Se ha suscitado un debate a raíz de una propuesta que presentó una representante en nombre de la “dignidad”, un proyecto que, definitivamente, no representa dignidad alguna, sin embargo atenta contra la dignidad humana. Me refiero al afán de querer criminalizar el arte del transformismo.

Ya puedo imaginar los comentarios atacando mi columna, pero antes de pasar cualquier juicio solo por leer este primer párrafo, es menester leer la reflexión completa.

El argumento de la representante es prohibir el transformismo por su lenguaje, en cambio, no condena a los actores que durante años llevan representando personajes femeninos. ¿Entonces, qué diferencia hay?

Vayamos al principio de la historia del teatro en Grecia, partiendo de la premisa de que el teatro existe desde los principios de la humanidad misma.

Hago esta referencia, pues como mencioné al inicio de esta columna de opinión, el transformismo es una expresión artística. La misma ha existido desde siempre, pues en los inicios del teatro, a las mujeres no se les permitía actuar, por lo que eran los hombres a quienes les correspondía interpretar todos los personajes, ya fueran masculinos o femeninos. Las mujeres no podían participar en las representaciones teatrales, ya que se pensaba que no debían tener un papel protagónico dentro de los templos, ni en las tramas derivadas de la Biblia (constructo patriarcal).

Entonces eran los hombres quienes tenían la responsabilidad de la representación de todos los personajes. Para lograr esto, el adiestramiento físico que recibían era con la gracia de un bailarín.

El actor griego solía llevar como vestimenta: peluca, máscara y una túnica. Solo en la representación de las tragedias los actores se ponían unos coturnos o una especie de zuecos altos, que simbolizaban la superioridad de los personajes (héroes y dioses) que aparecían en el escenario. Las mujeres aparecen en la escena teatral para 1560, pues existe un contrato firmado en Roma en 1564 que figura como documento probatorio de la presencia de una mujer en una compañía de actores profesionales.

Hago toda esta referencia histórica para comprender la importancia de hablar con conocimiento de causa. Me parece irresponsable que se quiera presentar una medida en nombre de la “dignidad” cuando no se tienen los argumentos correctos.

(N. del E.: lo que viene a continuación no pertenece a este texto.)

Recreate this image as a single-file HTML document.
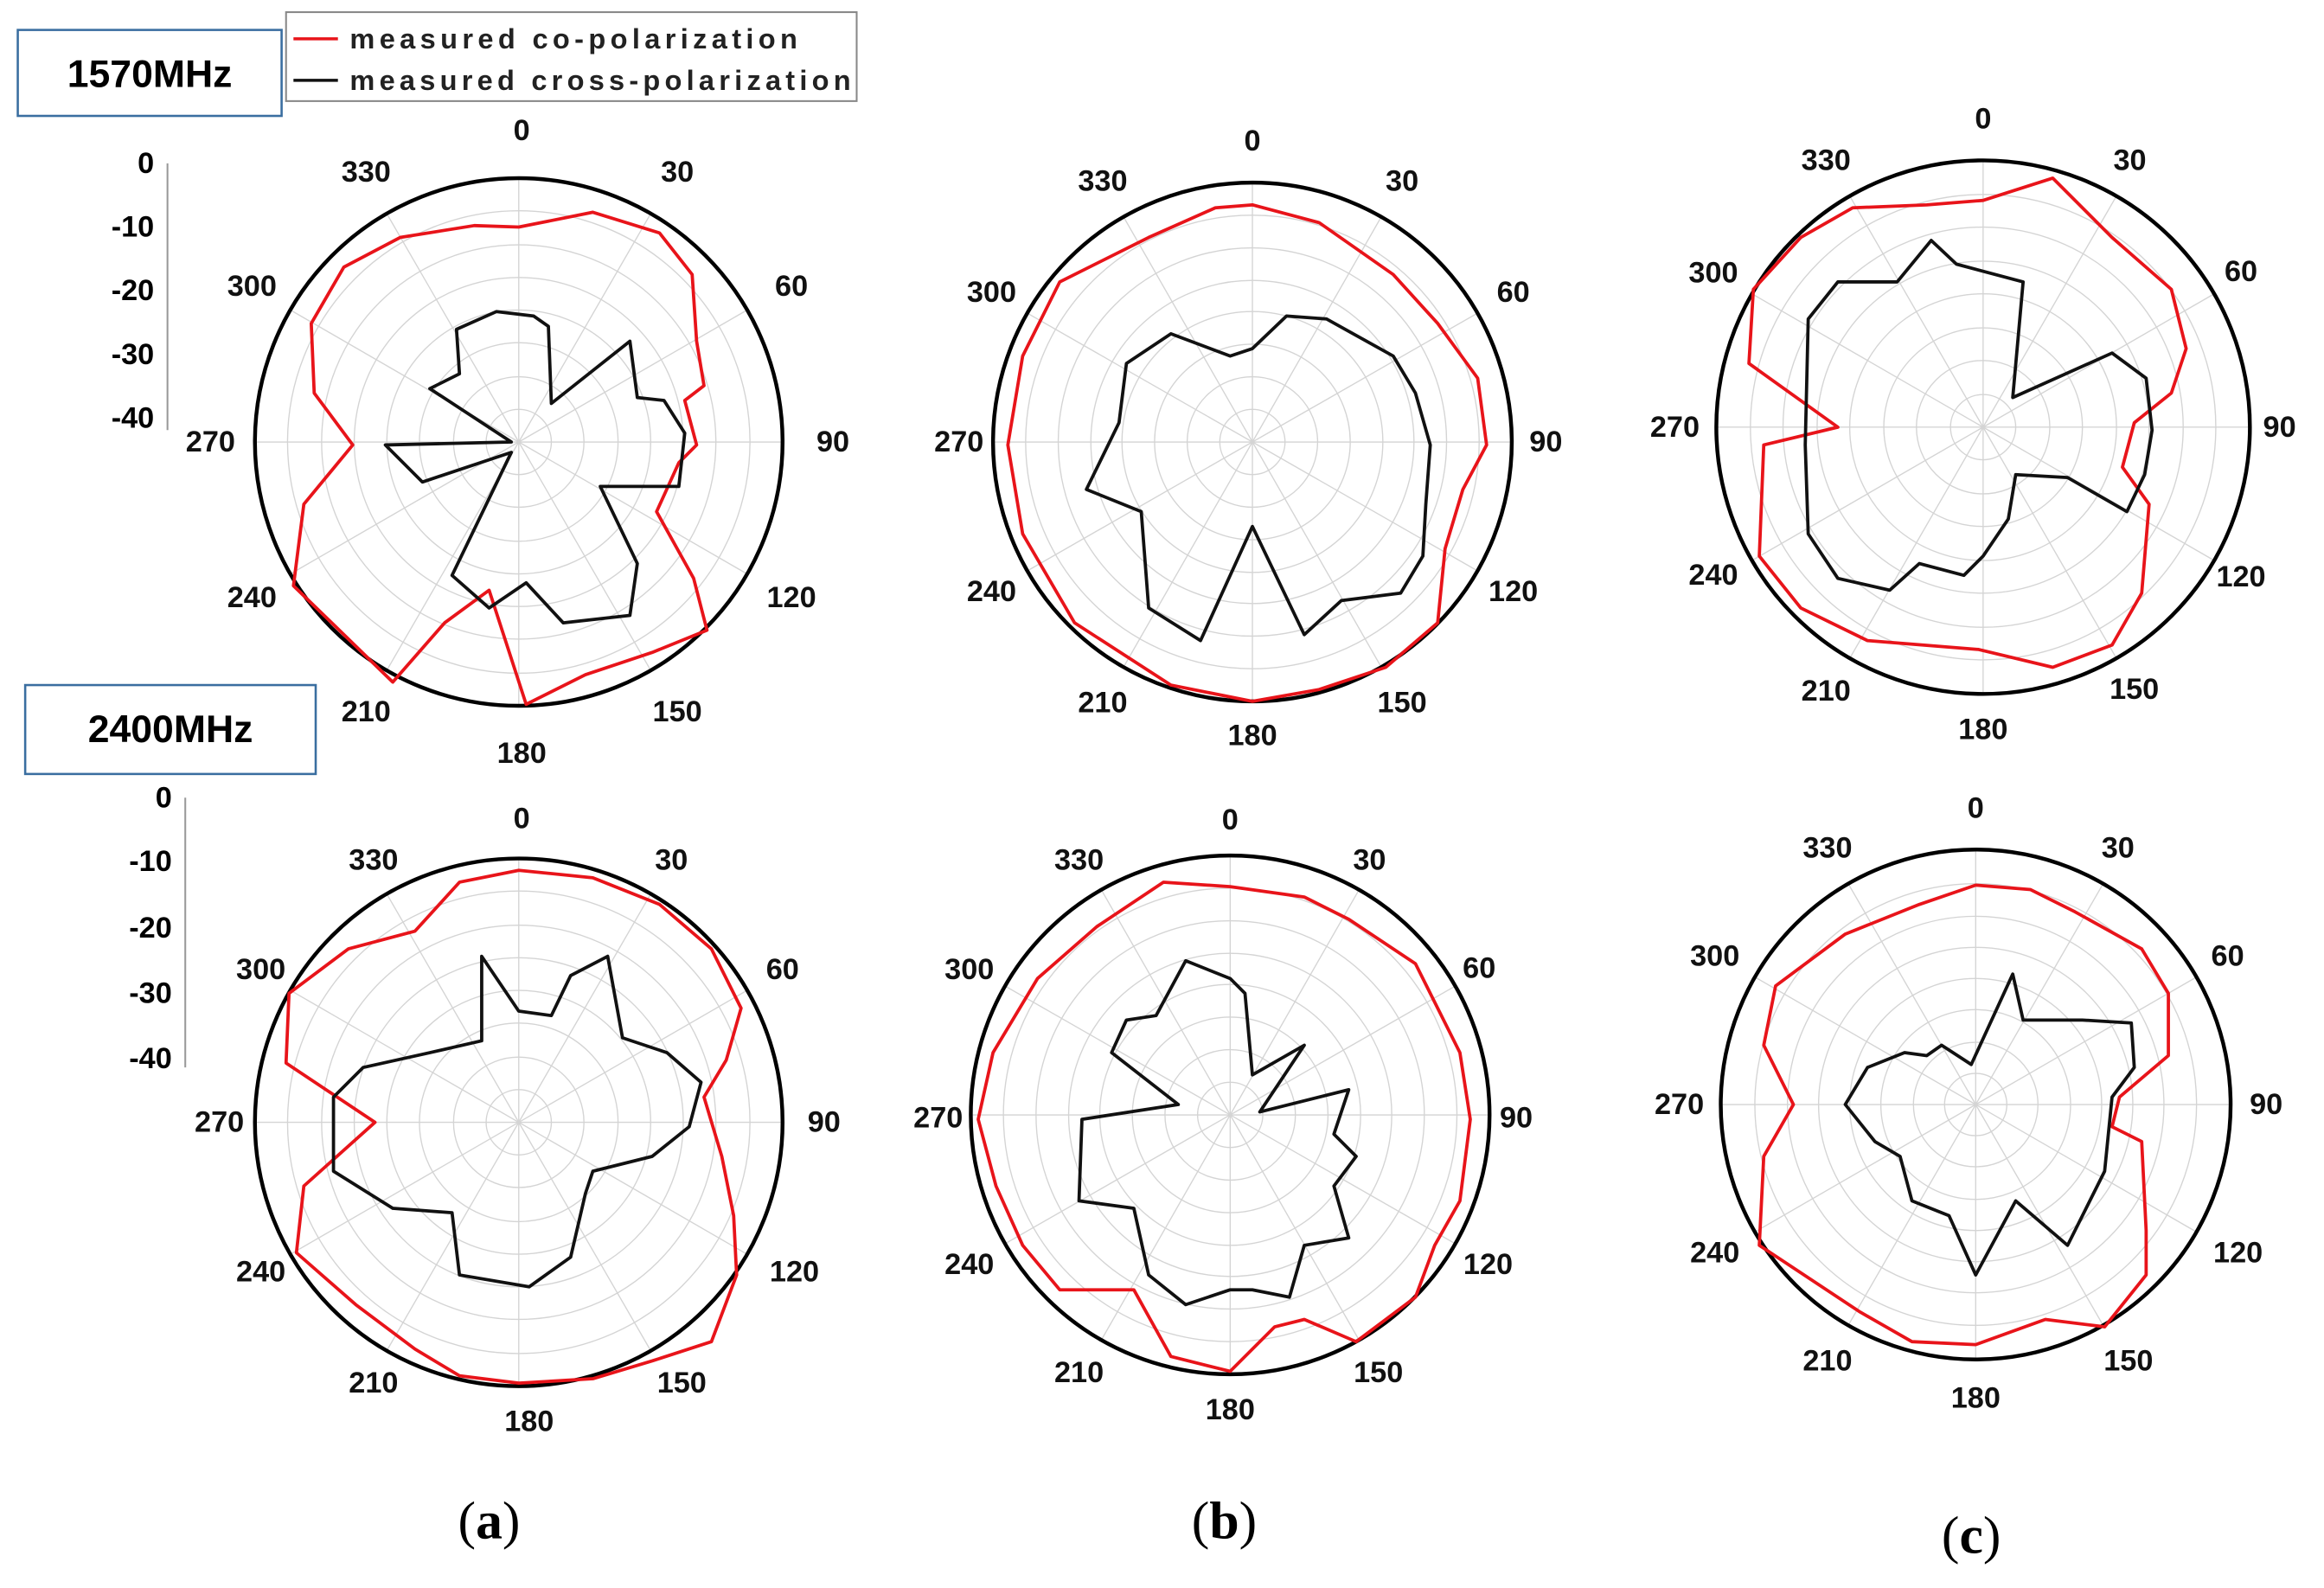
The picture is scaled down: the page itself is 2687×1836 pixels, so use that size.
<!DOCTYPE html>
<html><head><meta charset="utf-8"><style>
html,body{margin:0;padding:0;background:#fff;}
svg{display:block;}
text{font-family:"Liberation Sans",sans-serif;}
.al text{font-size:20px;font-weight:bold;text-anchor:middle;dominant-baseline:central;fill:#111;}
.g line,.g circle.in{stroke:#d4d4d4;stroke-width:0.8;fill:none;}
.g circle.out{stroke:#000;stroke-width:2.6;fill:none;}
.red{fill:none;stroke:#e8141a;stroke-width:2.2;stroke-linejoin:round;}
.blk{fill:none;stroke:#111;stroke-width:2.2;stroke-linejoin:round;}
.sc text{font-size:20px;font-weight:bold;text-anchor:end;dominant-baseline:central;}
.cap text{font-family:"Liberation Serif",serif;font-size:36px;text-anchor:middle;dominant-baseline:central;}
</style></head><body>
<svg width="2687" height="1836" viewBox="0 0 1568 1071" xmlns="http://www.w3.org/2000/svg">
<g class="g" transform="translate(350,298)">
<circle class="in" r="22"/><circle class="in" r="44"/><circle class="in" r="67"/><circle class="in" r="89"/><circle class="in" r="111"/><circle class="in" r="133"/><circle class="in" r="156"/>
<line x1="0" y1="-178" x2="0" y2="178"/><line x1="-178" y1="0" x2="178" y2="0"/><line x1="-89" y1="-154" x2="89" y2="154"/><line x1="89" y1="-154" x2="-89" y2="154"/><line x1="-154" y1="-89" x2="154" y2="89"/><line x1="154" y1="-89" x2="-154" y2="89"/>
<circle class="out" r="178"/></g>
<g class="g" transform="translate(845,298)">
<circle class="in" r="22"/><circle class="in" r="44"/><circle class="in" r="66"/><circle class="in" r="88"/><circle class="in" r="109"/><circle class="in" r="131"/><circle class="in" r="153"/>
<line x1="0" y1="-175" x2="0" y2="175"/><line x1="-175" y1="0" x2="175" y2="0"/><line x1="-87" y1="-152" x2="87" y2="152"/><line x1="87" y1="-152" x2="-87" y2="152"/><line x1="-152" y1="-87" x2="152" y2="87"/><line x1="152" y1="-87" x2="-152" y2="87"/>
<circle class="out" r="175"/></g>
<g class="g" transform="translate(1338,288)">
<circle class="in" r="22"/><circle class="in" r="45"/><circle class="in" r="67"/><circle class="in" r="90"/><circle class="in" r="112"/><circle class="in" r="135"/><circle class="in" r="157"/>
<line x1="0" y1="-180" x2="0" y2="180"/><line x1="-180" y1="0" x2="180" y2="0"/><line x1="-90" y1="-156" x2="90" y2="156"/><line x1="90" y1="-156" x2="-90" y2="156"/><line x1="-156" y1="-90" x2="156" y2="90"/><line x1="156" y1="-90" x2="-156" y2="90"/>
<circle class="out" r="180"/></g>
<g class="g" transform="translate(350,757)">
<circle class="in" r="22"/><circle class="in" r="44"/><circle class="in" r="67"/><circle class="in" r="89"/><circle class="in" r="111"/><circle class="in" r="133"/><circle class="in" r="156"/>
<line x1="0" y1="-178" x2="0" y2="178"/><line x1="-178" y1="0" x2="178" y2="0"/><line x1="-89" y1="-154" x2="89" y2="154"/><line x1="89" y1="-154" x2="-89" y2="154"/><line x1="-154" y1="-89" x2="154" y2="89"/><line x1="154" y1="-89" x2="-154" y2="89"/>
<circle class="out" r="178"/></g>
<g class="g" transform="translate(830,752)">
<circle class="in" r="22"/><circle class="in" r="44"/><circle class="in" r="66"/><circle class="in" r="88"/><circle class="in" r="109"/><circle class="in" r="131"/><circle class="in" r="153"/>
<line x1="0" y1="-175" x2="0" y2="175"/><line x1="-175" y1="0" x2="175" y2="0"/><line x1="-87" y1="-152" x2="87" y2="152"/><line x1="87" y1="-152" x2="-87" y2="152"/><line x1="-152" y1="-87" x2="152" y2="87"/><line x1="152" y1="-87" x2="-152" y2="87"/>
<circle class="out" r="175"/></g>
<g class="g" transform="translate(1333,745)">
<circle class="in" r="21"/><circle class="in" r="42"/><circle class="in" r="64"/><circle class="in" r="85"/><circle class="in" r="106"/><circle class="in" r="127"/><circle class="in" r="149"/>
<line x1="0" y1="-172" x2="0" y2="172"/><line x1="-172" y1="0" x2="172" y2="0"/><line x1="-86" y1="-149" x2="86" y2="149"/><line x1="86" y1="-149" x2="-86" y2="149"/><line x1="-149" y1="-86" x2="149" y2="86"/><line x1="149" y1="-86" x2="-149" y2="86"/>
<circle class="out" r="172"/></g>

<polygon class="red" points="350,153 400,143 445,157 467,185 470,230 475,260 462,270 470,300 458,312 443,345 468,390 477,425 440,440 395,455 355,475 330,398 300,420 265,460 198,395 205,340 238,300 212,265 210,218 232,180 270,160 320,152"/>
<polygon class="blk" points="335,210 360,213 370,220 372,272 425,230 430,268 448,270 462,292 458,328 405,328 430,380 425,415 380,420 355,393 330,410 305,388 345,305 285,325 260,300 345,298 290,262 310,252 308,222"/>
<polygon class="red" points="845,138 890,150 940,185 970,218 997,255 1003,300 987,330 975,370 970,420 935,450 890,465 845,473 790,462 725,420 690,360 680,300 690,240 715,190 775,160 820,140"/>
<polygon class="blk" points="845,235 868,213 895,215 940,240 955,265 965,300 962,340 960,375 945,400 905,405 880,428 845,355 810,432 775,410 770,345 733,330 755,285 760,245 790,225 830,240"/>
<polygon class="red" points="1338,135 1385,120 1425,160 1465,195 1475,235 1465,265 1440,285 1432,315 1450,340 1445,400 1425,435 1385,450 1335,438 1260,432 1215,410 1187,375 1190,300 1240,288 1180,245 1183,195 1215,160 1250,140 1300,138"/>
<polygon class="blk" points="1365,190 1320,178 1303,162 1280,190 1240,190 1220,215 1218,300 1220,360 1240,390 1275,398 1295,380 1325,388 1338,375 1355,350 1360,320 1395,322 1435,345 1447,320 1452,290 1448,255 1425,238 1358,268"/>
<polygon class="red" points="350,587 400,592 445,610 480,640 500,680 490,715 475,740 487,780 495,820 497,860 480,905 440,918 400,930 350,933 310,928 280,910 240,880 200,845 205,800 253,757 193,717 195,670 235,640 280,628 310,595"/>
<polygon class="blk" points="350,682 372,685 385,658 410,645 420,700 450,710 473,730 465,760 440,780 400,790 395,805 385,848 357,868 310,860 305,818 265,815 225,790 225,740 245,720 290,710 325,702 325,645"/>
<polygon class="red" points="785,595 830,598 880,605 910,620 955,650 985,710 992,755 985,810 968,840 955,875 915,905 880,890 860,895 830,925 790,915 765,870 715,870 690,840 672,800 660,755 670,710 700,660 740,625"/>
<polygon class="blk" points="800,648 830,660 840,670 845,725 880,705 850,750 910,735 900,765 915,780 900,800 910,835 880,840 870,875 845,870 830,870 800,880 775,860 765,815 728,810 730,755 795,745 750,710 760,688 780,685"/>
<polygon class="red" points="1333,597 1370,600 1400,615 1445,640 1463,670 1463,712 1430,740 1425,760 1445,770 1448,830 1448,860 1420,895 1380,890 1333,907 1290,905 1255,885 1187,840 1190,780 1210,745 1190,705 1198,665 1245,630 1295,610"/>
<polygon class="blk" points="1358,657 1365,688 1405,688 1438,690 1440,720 1425,740 1420,790 1395,840 1360,810 1333,860 1315,820 1290,810 1282,780 1265,770 1245,745 1260,720 1285,710 1300,712 1310,705 1330,718"/>

<g class="al" transform="translate(352,298)"><text x="0" y="-210">0</text><text x="105" y="-182">30</text><text x="182" y="-105">60</text><text x="210" y="0">90</text><text x="182" y="105">120</text><text x="105" y="182">150</text><text x="0" y="210">180</text><text x="-105" y="182">210</text><text x="-182" y="105">240</text><text x="-210" y="0">270</text><text x="-182" y="-105">300</text><text x="-105" y="-182">330</text></g>
<g class="al" transform="translate(845,298)"><text x="0" y="-203">0</text><text x="101" y="-176">30</text><text x="176" y="-101">60</text><text x="198" y="0">90</text><text x="176" y="101">120</text><text x="101" y="176">150</text><text x="0" y="198">180</text><text x="-101" y="176">210</text><text x="-176" y="101">240</text><text x="-198" y="0">270</text><text x="-176" y="-101">300</text><text x="-101" y="-176">330</text></g>
<g class="al" transform="translate(1338,288)"><text x="0" y="-208">0</text><text x="99" y="-180">30</text><text x="174" y="-105">60</text><text x="200" y="0">90</text><text x="174" y="101">120</text><text x="102" y="177">150</text><text x="0" y="204">180</text><text x="-106" y="178">210</text><text x="-182" y="100">240</text><text x="-208" y="0">270</text><text x="-182" y="-104">300</text><text x="-106" y="-180">330</text></g>
<g class="al" transform="translate(352,757)"><text x="0" y="-205">0</text><text x="101" y="-177">30</text><text x="176" y="-103">60</text><text x="204" y="0">90</text><text x="184" y="101">120</text><text x="108" y="176">150</text><text x="5" y="202">180</text><text x="-100" y="176">210</text><text x="-176" y="101">240</text><text x="-204" y="0">270</text><text x="-176" y="-103">300</text><text x="-100" y="-177">330</text></g>
<g class="al" transform="translate(830,752)"><text x="0" y="-199">0</text><text x="94" y="-172">30</text><text x="168" y="-99">60</text><text x="193" y="2">90</text><text x="174" y="101">120</text><text x="100" y="174">150</text><text x="0" y="199">180</text><text x="-102" y="174">210</text><text x="-176" y="101">240</text><text x="-197" y="2">270</text><text x="-176" y="-98">300</text><text x="-102" y="-172">330</text></g>
<g class="al" transform="translate(1333,745)"><text x="0" y="-200">0</text><text x="96" y="-173">30</text><text x="170" y="-100">60</text><text x="196" y="0">90</text><text x="177" y="100">120</text><text x="103" y="173">150</text><text x="0" y="198">180</text><text x="-100" y="173">210</text><text x="-176" y="100">240</text><text x="-200" y="0">270</text><text x="-176" y="-100">300</text><text x="-100" y="-173">330</text></g>

<g class="sc">
<line x1="113" y1="110" x2="113" y2="290" stroke="#999" stroke-width="1.2"/>
<text x="104" y="110">0</text><text x="104" y="153">-10</text><text x="104" y="196">-20</text><text x="104" y="239">-30</text><text x="104" y="282">-40</text>
<line x1="125" y1="538" x2="125" y2="720" stroke="#999" stroke-width="1.2"/>
<text x="116" y="538">0</text><text x="116" y="581">-10</text><text x="116" y="626">-20</text><text x="116" y="670">-30</text><text x="116" y="714">-40</text>
</g>

<rect x="193" y="8" width="385" height="60" fill="#fff" stroke="#888" stroke-width="1.2"/>
<line x1="198" y1="26" x2="228" y2="26" stroke="#e8141a" stroke-width="2"/>
<line x1="198" y1="54" x2="228" y2="54" stroke="#111" stroke-width="2"/>
<text x="236" y="26" font-size="19" font-weight="bold" dominant-baseline="central" fill="#222" textLength="302">measured co-polarization</text>
<text x="236" y="54" font-size="19" font-weight="bold" dominant-baseline="central" fill="#222" textLength="338">measured cross-polarization</text>
<rect x="12" y="20" width="178" height="58" fill="#fff" stroke="#3a6ea0" stroke-width="1.5"/>
<text x="101" y="50" font-size="26" font-weight="bold" text-anchor="middle" dominant-baseline="central">1570MHz</text>
<rect x="17" y="462" width="196" height="60" fill="#fff" stroke="#3a6ea0" stroke-width="1.5"/>
<text x="115" y="492" font-size="26" font-weight="bold" text-anchor="middle" dominant-baseline="central">2400MHz</text>

<g class="cap">
<text x="330" y="1026">(<tspan font-weight="bold">a</tspan>)</text>
<text x="826" y="1026">(<tspan font-weight="bold">b</tspan>)</text>
<text x="1330" y="1036">(<tspan font-weight="bold">c</tspan>)</text>
</g>
</svg>
</body></html>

Recuerdo que cuando era niña alucinaba con el trabajo de Johnny Ray, y su programa “Esto no es un show”. Eran los años 90 y su histrionismo se hacía sentir semana tras semana en televisión nacional. Cuando reflexiono sobre eso, pienso en lo adelantado que estábamos. En cambio, ahora en pleno siglo 21, todavía hay quienes no comprenden que el travestismo o transformismo es en sí una expresión artística.

El travestismo es una práctica de larga trayectoria cuyo propósito no siempre ha sido exclusivamente el entretenimiento voyerista. Las personas que han optado por este estilo de vida performático han sido perseguidas, maltratadas, humilladas, oprimidas, ninguneadas y olvidadas a través de la historia. Y a pesar que al día de hoy hay aún mayor información sobre las prácticas “queer”, la persecución continúa y lo vemos con los proyectos de ley que atentan contra los artistas del transformismo.

Me parece que al día de hoy son otros los problemas que nos aquejan como país, y a los cuales urge prestar atención.

En lugar de querer estar buscándole la quinta pata al gato, debemos radicar proyectos de ley que solidifiquen la educación pública de nuestro país, estrategias para erradicar la violencia, proyectos que eliminen de una buena vez y por otras la corrupción, cáncer que nos corrompe, etc., etc., etc.

Es momento de prestar atención a lo que merece, pues para eso algunos votaron por usted, representante. Basta ya de fomentar el discrimen.